Exercise requirements: Write out the data again in full, exactly as it reads.

--- start of Provided material ---

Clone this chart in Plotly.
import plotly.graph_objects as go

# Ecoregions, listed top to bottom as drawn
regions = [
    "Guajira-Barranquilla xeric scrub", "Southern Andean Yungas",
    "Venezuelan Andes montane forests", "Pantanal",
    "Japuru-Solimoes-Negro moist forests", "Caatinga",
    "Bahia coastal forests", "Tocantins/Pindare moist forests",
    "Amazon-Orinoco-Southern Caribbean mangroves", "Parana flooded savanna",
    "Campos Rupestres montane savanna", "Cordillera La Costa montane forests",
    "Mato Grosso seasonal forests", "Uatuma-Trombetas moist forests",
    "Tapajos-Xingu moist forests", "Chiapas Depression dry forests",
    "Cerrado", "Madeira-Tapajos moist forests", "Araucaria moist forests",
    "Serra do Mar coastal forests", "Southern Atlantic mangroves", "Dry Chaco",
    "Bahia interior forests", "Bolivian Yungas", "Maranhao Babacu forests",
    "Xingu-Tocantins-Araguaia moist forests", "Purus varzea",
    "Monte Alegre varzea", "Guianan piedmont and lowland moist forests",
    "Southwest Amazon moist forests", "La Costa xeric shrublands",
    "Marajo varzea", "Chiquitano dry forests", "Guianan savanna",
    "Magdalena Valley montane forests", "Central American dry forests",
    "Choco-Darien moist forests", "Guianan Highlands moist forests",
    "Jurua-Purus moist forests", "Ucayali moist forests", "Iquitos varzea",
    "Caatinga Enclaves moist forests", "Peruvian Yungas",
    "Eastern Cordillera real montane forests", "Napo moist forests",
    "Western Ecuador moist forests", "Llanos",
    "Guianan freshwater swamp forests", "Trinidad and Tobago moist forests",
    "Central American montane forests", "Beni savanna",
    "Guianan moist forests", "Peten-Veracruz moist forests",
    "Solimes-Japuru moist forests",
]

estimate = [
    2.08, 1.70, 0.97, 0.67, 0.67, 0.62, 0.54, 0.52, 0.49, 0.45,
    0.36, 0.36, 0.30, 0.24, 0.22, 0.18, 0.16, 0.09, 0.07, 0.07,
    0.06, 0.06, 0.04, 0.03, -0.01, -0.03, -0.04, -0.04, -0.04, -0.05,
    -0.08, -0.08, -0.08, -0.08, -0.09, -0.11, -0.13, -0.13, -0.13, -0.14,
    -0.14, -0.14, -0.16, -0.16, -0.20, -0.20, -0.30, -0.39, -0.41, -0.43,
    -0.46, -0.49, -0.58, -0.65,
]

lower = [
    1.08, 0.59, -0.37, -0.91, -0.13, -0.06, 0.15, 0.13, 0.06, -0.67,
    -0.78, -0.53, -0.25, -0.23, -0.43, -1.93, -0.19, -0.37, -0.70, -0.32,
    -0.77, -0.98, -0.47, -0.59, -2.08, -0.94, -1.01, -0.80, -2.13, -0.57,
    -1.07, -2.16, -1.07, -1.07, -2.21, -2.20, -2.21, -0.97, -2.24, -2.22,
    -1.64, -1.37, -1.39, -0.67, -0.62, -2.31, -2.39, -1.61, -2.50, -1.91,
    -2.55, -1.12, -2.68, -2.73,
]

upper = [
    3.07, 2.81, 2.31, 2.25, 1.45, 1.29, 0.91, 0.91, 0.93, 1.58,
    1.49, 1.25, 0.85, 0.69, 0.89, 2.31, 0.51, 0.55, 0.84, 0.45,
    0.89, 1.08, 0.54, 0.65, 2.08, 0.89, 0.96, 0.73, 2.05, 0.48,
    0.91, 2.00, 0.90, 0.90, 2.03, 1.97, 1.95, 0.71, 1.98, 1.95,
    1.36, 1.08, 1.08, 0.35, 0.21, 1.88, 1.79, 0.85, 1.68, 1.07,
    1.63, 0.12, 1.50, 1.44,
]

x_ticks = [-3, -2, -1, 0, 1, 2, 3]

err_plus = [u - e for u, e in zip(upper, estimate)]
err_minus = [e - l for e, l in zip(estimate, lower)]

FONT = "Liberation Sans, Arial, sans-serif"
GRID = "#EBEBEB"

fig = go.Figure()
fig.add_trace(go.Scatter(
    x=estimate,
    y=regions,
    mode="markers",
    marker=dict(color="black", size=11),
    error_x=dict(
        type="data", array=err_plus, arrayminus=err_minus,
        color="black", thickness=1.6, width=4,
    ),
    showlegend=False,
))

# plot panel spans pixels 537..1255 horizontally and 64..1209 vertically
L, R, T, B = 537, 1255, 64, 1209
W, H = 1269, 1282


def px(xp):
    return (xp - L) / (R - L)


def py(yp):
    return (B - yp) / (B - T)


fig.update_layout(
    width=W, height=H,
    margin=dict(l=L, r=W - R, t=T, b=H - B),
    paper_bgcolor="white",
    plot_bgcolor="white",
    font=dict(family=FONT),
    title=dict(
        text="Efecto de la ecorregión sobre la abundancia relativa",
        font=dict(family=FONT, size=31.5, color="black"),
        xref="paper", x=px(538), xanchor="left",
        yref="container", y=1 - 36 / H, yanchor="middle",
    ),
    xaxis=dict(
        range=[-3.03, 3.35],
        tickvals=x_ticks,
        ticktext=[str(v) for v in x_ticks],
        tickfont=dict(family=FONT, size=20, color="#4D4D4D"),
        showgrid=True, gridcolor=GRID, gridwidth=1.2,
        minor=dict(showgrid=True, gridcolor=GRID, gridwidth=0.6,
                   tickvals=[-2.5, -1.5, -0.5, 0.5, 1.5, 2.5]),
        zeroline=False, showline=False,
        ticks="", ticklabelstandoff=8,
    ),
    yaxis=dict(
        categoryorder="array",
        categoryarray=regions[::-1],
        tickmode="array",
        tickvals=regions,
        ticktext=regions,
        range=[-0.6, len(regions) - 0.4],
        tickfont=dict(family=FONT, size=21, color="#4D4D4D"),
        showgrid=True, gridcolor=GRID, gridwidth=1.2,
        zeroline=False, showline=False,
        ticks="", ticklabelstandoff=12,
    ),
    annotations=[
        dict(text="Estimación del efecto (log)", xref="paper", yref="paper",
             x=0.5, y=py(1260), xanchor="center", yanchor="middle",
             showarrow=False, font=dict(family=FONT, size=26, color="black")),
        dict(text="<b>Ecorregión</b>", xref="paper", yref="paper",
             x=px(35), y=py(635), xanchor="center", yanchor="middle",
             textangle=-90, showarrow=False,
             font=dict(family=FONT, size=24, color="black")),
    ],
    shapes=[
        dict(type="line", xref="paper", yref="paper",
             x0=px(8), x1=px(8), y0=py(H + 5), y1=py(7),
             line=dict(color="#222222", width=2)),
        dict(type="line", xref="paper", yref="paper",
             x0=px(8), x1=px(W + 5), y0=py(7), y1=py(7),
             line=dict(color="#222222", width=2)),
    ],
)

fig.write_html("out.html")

--- end of Provided material ---

Correct output:
Clone this chart in Plotly.
import plotly.graph_objects as go

# Ecoregions, listed top to bottom as drawn
regions = [
    "Guajira-Barranquilla xeric scrub", "Southern Andean Yungas",
    "Venezuelan Andes montane forests", "Pantanal",
    "Japuru-Solimoes-Negro moist forests", "Caatinga",
    "Bahia coastal forests", "Tocantins/Pindare moist forests",
    "Amazon-Orinoco-Southern Caribbean mangroves", "Parana flooded savanna",
    "Campos Rupestres montane savanna", "Cordillera La Costa montane forests",
    "Mato Grosso seasonal forests", "Uatuma-Trombetas moist forests",
    "Tapajos-Xingu moist forests", "Chiapas Depression dry forests",
    "Cerrado", "Madeira-Tapajos moist forests", "Araucaria moist forests",
    "Serra do Mar coastal forests", "Southern Atlantic mangroves", "Dry Chaco",
    "Bahia interior forests", "Bolivian Yungas", "Maranhao Babacu forests",
    "Xingu-Tocantins-Araguaia moist forests", "Purus varzea",
    "Monte Alegre varzea", "Guianan piedmont and lowland moist forests",
    "Southwest Amazon moist forests", "La Costa xeric shrublands",
    "Marajo varzea", "Chiquitano dry forests", "Guianan savanna",
    "Magdalena Valley montane forests", "Central American dry forests",
    "Choco-Darien moist forests", "Guianan Highlands moist forests",
    "Jurua-Purus moist forests", "Ucayali moist forests", "Iquitos varzea",
    "Caatinga Enclaves moist forests", "Peruvian Yungas",
    "Eastern Cordillera real montane forests", "Napo moist forests",
    "Western Ecuador moist forests", "Llanos",
    "Guianan freshwater swamp forests", "Trinidad and Tobago moist forests",
    "Central American montane forests", "Beni savanna",
    "Guianan moist forests", "Peten-Veracruz moist forests",
    "Solimes-Japuru moist forests",
]

estimate = [
    2.08, 1.70, 0.97, 0.67, 0.67, 0.62, 0.54, 0.52, 0.49, 0.45,
    0.36, 0.36, 0.30, 0.24, 0.22, 0.18, 0.16, 0.09, 0.07, 0.07,
    0.06, 0.06, 0.04, 0.03, -0.01, -0.03, -0.04, -0.04, -0.04, -0.05,
    -0.08, -0.08, -0.08, -0.08, -0.09, -0.11, -0.13, -0.13, -0.13, -0.14,
    -0.14, -0.14, -0.16, -0.16, -0.20, -0.20, -0.30, -0.39, -0.41, -0.43,
    -0.46, -0.49, -0.58, -0.65,
]

lower = [
    1.08, 0.59, -0.37, -0.91, -0.13, -0.06, 0.15, 0.13, 0.06, -0.67,
    -0.78, -0.53, -0.25, -0.23, -0.43, -1.93, -0.19, -0.37, -0.70, -0.32,
    -0.77, -0.98, -0.47, -0.59, -2.08, -0.94, -1.01, -0.80, -2.13, -0.57,
    -1.07, -2.16, -1.07, -1.07, -2.21, -2.20, -2.21, -0.97, -2.24, -2.22,
    -1.64, -1.37, -1.39, -0.67, -0.62, -2.31, -2.39, -1.61, -2.50, -1.91,
    -2.55, -1.12, -2.68, -2.73,
]

upper = [
    3.07, 2.81, 2.31, 2.25, 1.45, 1.29, 0.91, 0.91, 0.93, 1.58,
    1.49, 1.25, 0.85, 0.69, 0.89, 2.31, 0.51, 0.55, 0.84, 0.45,
    0.89, 1.08, 0.54, 0.65, 2.08, 0.89, 0.96, 0.73, 2.05, 0.48,
    0.91, 2.00, 0.90, 0.90, 2.03, 1.97, 1.95, 0.71, 1.98, 1.95,
    1.36, 1.08, 1.08, 0.35, 0.21, 1.88, 1.79, 0.85, 1.68, 1.07,
    1.63, 0.12, 1.50, 1.44,
]

x_ticks = [-3, -2, -1, 0, 1, 2, 3]

err_plus = [u - e for u, e in zip(upper, estimate)]
err_minus = [e - l for e, l in zip(estimate, lower)]

FONT = "Liberation Sans, Arial, sans-serif"
GRID = "#EBEBEB"

fig = go.Figure()
fig.add_trace(go.Scatter(
    x=estimate,
    y=regions,
    mode="markers",
    marker=dict(color="black", size=11),
    error_x=dict(
        type="data", array=err_plus, arrayminus=err_minus,
        color="black", thickness=1.6, width=4,
    ),
    showlegend=False,
))

# plot panel spans pixels 537..1255 horizontally and 64..1209 vertically
L, R, T, B = 537, 1255, 64, 1209
W, H = 1269, 1282


def px(xp):
    return (xp - L) / (R - L)


def py(yp):
    return (B - yp) / (B - T)


fig.update_layout(
    width=W, height=H,
    margin=dict(l=L, r=W - R, t=T, b=H - B),
    paper_bgcolor="white",
    plot_bgcolor="white",
    font=dict(family=FONT),
    title=dict(
        text="Efecto de la ecorregión sobre la abundancia relativa",
        font=dict(family=FONT, size=31.5, color="black"),
        xref="paper", x=px(538), xanchor="left",
        yref="container", y=1 - 36 / H, yanchor="middle",
    ),
    xaxis=dict(
        range=[-3.03, 3.35],
        tickvals=x_ticks,
        ticktext=[str(v) for v in x_ticks],
        tickfont=dict(family=FONT, size=20, color="#4D4D4D"),
        showgrid=True, gridcolor=GRID, gridwidth=1.2,
        minor=dict(showgrid=True, gridcolor=GRID, gridwidth=0.6,
                   tickvals=[-2.5, -1.5, -0.5, 0.5, 1.5, 2.5]),
        zeroline=False, showline=False,
        ticks="", ticklabelstandoff=8,
    ),
    yaxis=dict(
        categoryorder="array",
        categoryarray=regions[::-1],
        tickmode="array",
        tickvals=regions,
        ticktext=regions,
        range=[-0.6, len(regions) - 0.4],
        tickfont=dict(family=FONT, size=21, color="#4D4D4D"),
        showgrid=True, gridcolor=GRID, gridwidth=1.2,
        zeroline=False, showline=False,
        ticks="", ticklabelstandoff=12,
    ),
    annotations=[
        dict(text="Estimación del efecto (log)", xref="paper", yref="paper",
             x=0.5, y=py(1260), xanchor="center", yanchor="middle",
             showarrow=False, font=dict(family=FONT, size=26, color="black")),
        dict(text="<b>Ecorregión</b>", xref="paper", yref="paper",
             x=px(35), y=py(635), xanchor="center", yanchor="middle",
             textangle=-90, showarrow=False,
             font=dict(family=FONT, size=24, color="black")),
    ],
    shapes=[
        dict(type="line", xref="paper", yref="paper",
             x0=px(8), x1=px(8), y0=py(H + 5), y1=py(7),
             line=dict(color="#222222", width=2)),
        dict(type="line", xref="paper", yref="paper",
             x0=px(8), x1=px(W + 5), y0=py(7), y1=py(7),
             line=dict(color="#222222", width=2)),
    ],
)

fig.write_html("out.html")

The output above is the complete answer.